Of course, the distractions I’m talking about aren’t limited to smartphones; the whole internet ethos is built for distraction. Yet smartphones take those distractions to a new, personal level, one we carry with us everywhere.

All the Benefits, Few of the Costs

Of course, it’s not like the dangers of smartphone usage are a new revelation to me. Over the years I’ve been uncomfortable with my smartphone usage for many of the reasons I’ve mentioned, and I’ve done all the tricks to try to reduce it: grayscaling the screen, removing apps, turning on Do Not Disturb mode during certain time frames. While each of these tricks would help temporarily, I always fell back to my bad habits.

So now I’ve made the biggest adjustment: remove the smartphone from the equation. I decided to buy the Light Phone II, an admittedly expensive dumbphone. But in addition to having limited functionality, it is purposefully designed not to be used. It has an e-ink screen, which is less stimulating to the brain, and it has soothing, short notification sounds, so you don’t get jacked up every time you receive a message.
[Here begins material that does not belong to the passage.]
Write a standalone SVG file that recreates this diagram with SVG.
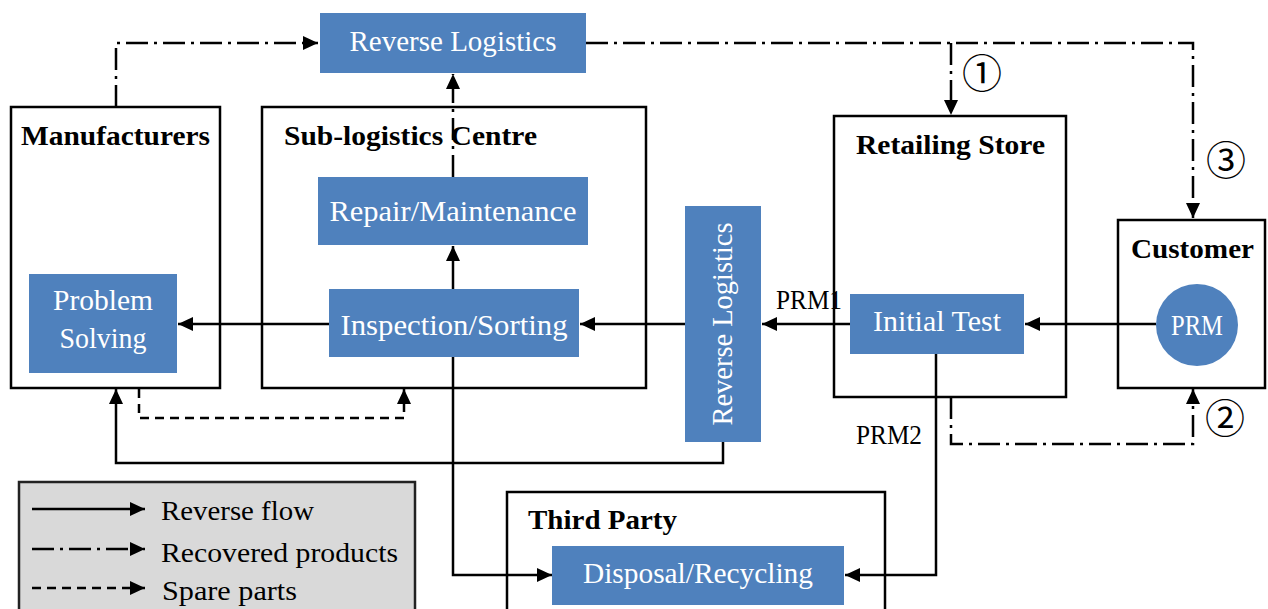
<svg xmlns="http://www.w3.org/2000/svg" width="1268" height="609" viewBox="0 0 1268 609">
<defs>
<marker id="ah" markerUnits="userSpaceOnUse" markerWidth="16" markerHeight="14" refX="15" refY="7" orient="auto">
<path d="M0,0 L15,7 L0,14 Z" fill="#000"/>
</marker>
<style>
.box{fill:#fff;stroke:#000;stroke-width:2.5}
.blue{fill:#4f81bd}
.wt{font-family:"Liberation Serif",serif;font-size:29px;fill:#fff}
.hd{font-family:"Liberation Serif",serif;font-size:28px;font-weight:bold;fill:#000}
.bt{font-family:"Liberation Serif",serif;font-size:27px;fill:#000}
.num{font-family:"Noto Sans CJK JP","DejaVu Sans",sans-serif;font-size:40px;fill:#000}
.c{fill:none;stroke:#000;stroke-width:2.5}
.dd{stroke-dasharray:22 6 3 6}
.da{stroke-dasharray:9 6}
</style>
</defs>
<rect x="0" y="0" width="1268" height="609" fill="#fff"/>

<g id="legend">
<rect x="19" y="482" width="396" height="140" fill="#d9d9d9" stroke="#222" stroke-width="2.5"/>
<line class="c" x1="32" y1="509" x2="145" y2="509" marker-end="url(#ah)"/>
<text class="bt" x="161" y="520" textLength="153" lengthAdjust="spacingAndGlyphs">Reverse flow</text>
<line class="c dd" x1="32" y1="549" x2="145" y2="549" marker-end="url(#ah)"/>
<text class="bt" x="161" y="562" textLength="237" lengthAdjust="spacingAndGlyphs">Recovered products</text>
<line class="c da" x1="32" y1="588" x2="145" y2="588" marker-end="url(#ah)"/>
<text class="bt" x="162" y="600" textLength="135" lengthAdjust="spacingAndGlyphs">Spare parts</text>
</g>

<g id="manufacturers">
<rect class="box" x="11" y="107" width="209" height="281"/>
<text class="hd" x="21" y="145" textLength="189" lengthAdjust="spacingAndGlyphs">Manufacturers</text>
</g>
<g id="problem-solving">
<rect class="blue" x="29" y="274" width="148" height="99"/>
<text class="wt" x="103" y="310" text-anchor="middle" textLength="100" lengthAdjust="spacingAndGlyphs">Problem</text>
<text class="wt" x="103" y="348" text-anchor="middle" textLength="87" lengthAdjust="spacingAndGlyphs">Solving</text>
</g>

<g id="sub-logistics">
<rect class="box" x="262" y="107" width="384" height="281"/>
<text class="hd" x="284" y="145" textLength="253" lengthAdjust="spacingAndGlyphs">Sub-logistics Centre</text>
</g>
<g id="repair">
<rect class="blue" x="318" y="177" width="270" height="68"/>
<text class="wt" x="453" y="221" text-anchor="middle" textLength="247" lengthAdjust="spacingAndGlyphs">Repair/Maintenance</text>
</g>
<g id="inspection">
<rect class="blue" x="329" y="289" width="250" height="68"/>
<text class="wt" x="454" y="335" text-anchor="middle" textLength="227" lengthAdjust="spacingAndGlyphs">Inspection/Sorting</text>
</g>

<g id="reverse-logistics-top">
<rect class="blue" x="320" y="13" width="266" height="60"/>
<text class="wt" x="453" y="51" text-anchor="middle" textLength="207" lengthAdjust="spacingAndGlyphs">Reverse Logistics</text>
</g>

<g id="reverse-logistics-vertical">
<rect class="blue" x="685" y="206" width="76" height="236"/>
<text class="wt" transform="translate(732,324) rotate(-90)" x="0" y="0" text-anchor="middle" textLength="203" lengthAdjust="spacingAndGlyphs">Reverse Logistics</text>
</g>

<g id="retailing-store">
<rect class="box" x="834" y="116" width="232" height="281"/>
<text class="hd" x="856" y="154" textLength="189" lengthAdjust="spacingAndGlyphs">Retailing Store</text>
</g>
<g id="initial-test">
<rect class="blue" x="850" y="294" width="174" height="60"/>
<text class="wt" x="937" y="331" text-anchor="middle" textLength="128" lengthAdjust="spacingAndGlyphs">Initial Test</text>
</g>

<g id="customer">
<rect class="box" x="1118" y="220" width="147" height="168"/>
<text class="hd" x="1131" y="258" textLength="123" lengthAdjust="spacingAndGlyphs">Customer</text>
</g>
<g id="prm">
<circle class="blue" cx="1197" cy="325" r="41"/>
<text class="wt" x="1197" y="335" text-anchor="middle" textLength="52" lengthAdjust="spacingAndGlyphs">PRM</text>
</g>

<g id="third-party">
<rect class="box" x="507" y="492" width="378" height="130"/>
<text class="hd" x="528" y="529" textLength="149" lengthAdjust="spacingAndGlyphs">Third Party</text>
</g>
<g id="disposal">
<rect class="blue" x="552" y="546" width="292" height="59"/>
<text class="wt" x="698" y="583" text-anchor="middle" textLength="230" lengthAdjust="spacingAndGlyphs">Disposal/Recycling</text>
</g>

<g id="connectors">
<polyline class="c dd" points="116,107 116,43 318,43" marker-end="url(#ah)"/>
<polyline class="c dd" points="586,43 1193,43 1193,218" marker-end="url(#ah)"/>
<polyline class="c dd" points="951,43 951,115" marker-end="url(#ah)"/>
<polyline class="c dd" points="453,177 453,74" marker-end="url(#ah)"/>
<polyline class="c" points="453,289 453,246" marker-end="url(#ah)"/>
<polyline class="c" points="329,324 178,324" marker-end="url(#ah)"/>
<polyline class="c" points="685,324 580,324" marker-end="url(#ah)"/>
<polyline class="c" points="850,324 762,324" marker-end="url(#ah)"/>
<polyline class="c" points="1156,324 1025,324" marker-end="url(#ah)"/>
<polyline class="c" points="453,357 453,575 552,575" marker-end="url(#ah)"/>
<polyline class="c" points="936,354 936,575 845,575" marker-end="url(#ah)"/>
<polyline class="c" points="723,442 723,463 116,463 116,389" marker-end="url(#ah)"/>
<polyline class="c da" points="139,389 139,418 404,418 404,389" marker-end="url(#ah)"/>
<polyline class="c dd" points="951,397 951,444 1193,444 1193,389" marker-end="url(#ah)"/>
<text class="bt" x="776" y="309" textLength="66" lengthAdjust="spacingAndGlyphs">PRM1</text>
<text class="bt" x="856" y="444" textLength="66" lengthAdjust="spacingAndGlyphs">PRM2</text>
<text class="num" x="982" y="88" text-anchor="middle">①</text>
<text class="num" x="1226" y="175" text-anchor="middle">③</text>
<text class="num" x="1225" y="433" text-anchor="middle">②</text>
</g>
</svg>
But does this mean I’m off social media and all the various messaging services? Does it mean I’ve become a luddite hermit?

No, I haven’t left any platform or service (yet). Instead, I’ve shifted how I interact with them: now I use them only on my desktop computer.

Using Twitter via a browser on a Mac is a radically different experience from using the app on my iPhone. First, I’m tethered to my desk, so I can’t keep up with the latest tweets unless I’m in my home office. This means my brain isn’t thinking about what’s going on at Twitter once I leave my office, either (although it admittedly took about a week or so for my brain to detox from those bad habits).

Second, the overall screen experience is less frenetic. I’ve installed a browser extension that removes Twitter’s “What’s Happening” recommendations as well as ads. So now I get on Twitter, see what’s going on, maybe send a tweet or two, then move on to other activities. It’s not a constant and demanding companion, but instead just a tool I control.

And it’s not only Twitter: all my messaging apps are on my desktop, so people can communicate with me, but I am not in a constant state of being “on notice” that I might have to respond to someone at any hour of the day. I’ll get to it when I get back to my computer.

Dealing with the Downsides

I admit there are downsides to getting rid of my smartphone.

First, there is a chance I’ll miss out on some breaking news or message. Honestly, I don’t see that as a big deal. Humanity survived for millennia without constant access to information; I figure I can as well.

Second, some of the tools on my smartphone were quite useful, such as the camera and GPS. I do have a cheap camera that I can bring with me if I want, and I’ve actually found that being somewhere without a camera makes me engage in the moment more deeply, instead of wondering if I can “share” the moment on social media. Not having a GPS is a real issue, but I don’t do a lot of traveling and I’ll likely buy a stand-alone GPS at some point.

The biggest downside is in messaging with people, particularly family and close friends. They are used to being able to message me any time day or night and me responding relatively quickly if I’m awake. Now they will have to learn that I might not get back to them for a while, particularly when I’m not in my office. 

But I don’t foresee that being a significant long-term issue. Most messages aren’t urgent anyway, and those who need to contact me for emergency situations can still reach me on my dumbphone. For most situations, that’s probably not a big deal and just a learning process for everyone involved. Yes, I might miss out on a funny exchange in the family chat, but I should be able to survive that.

Being Intentional

I’m not arguing that ditching the smartphone is for everyone, but I do think we should all be more intentional in how we use new technologies. Instead of just embracing them because everyone else is, we should think through our needs and our actual usage, making a cost/benefit analysis and deciding if and how they will become part of our lives.

For me, at least for now, the costs of a smartphone greatly outweigh the benefits and so it will not be a part of my life.